When asked in the Commons about Trump’s detention of children her response was anaemic. An appropriate response would have been to cancel his visit.

This week, May has the opportunity to tell Trump some home truths. I’m not holding my breath. Trump is dangerous. He should not be appeased or pandered to. He should be condemned.

On Friday and over the weekend, thousands of people will join people’s protests against Trump. These protests are not anti-American. We stand shoulder to shoulder with all Americans who fear Trump as much as we do and who are actively resisting: the Women’s March; Black Lives Matter; Planned Parenthood; progressive trade unions; the Human Rights Campaign; and many other groups and individuals from the political left; from industry, sports and the media.

The STUC and unions will be prominent in these protests. It is our responsibility to defend democracy at home and abroad.

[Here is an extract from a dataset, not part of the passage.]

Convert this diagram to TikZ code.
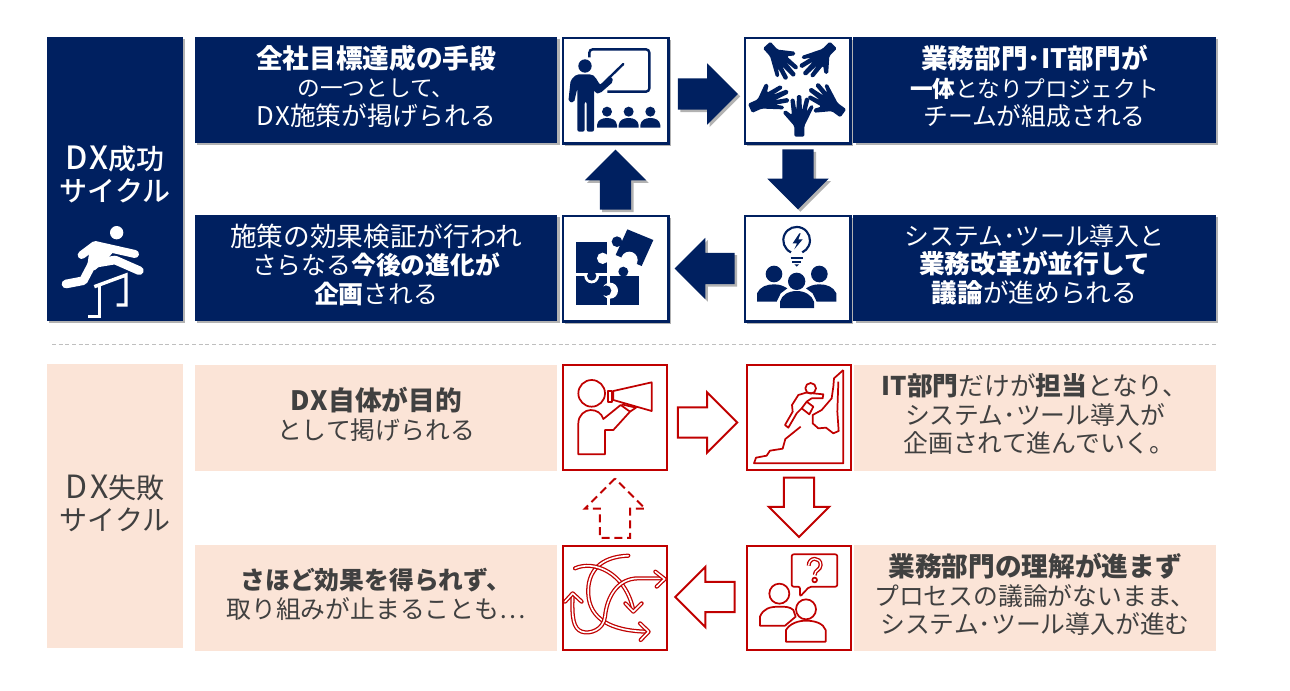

Democracy is about more than putting a vote in a ballot box on Election Day. Political institutions need to be influenced and held to account by wider civic society of which unions are a central part.  We have a crucial role to play in defending fundamental human rights and civil liberties. Building union membership and organisation has never been more important not just to improve rights at work but to stand up for democracy.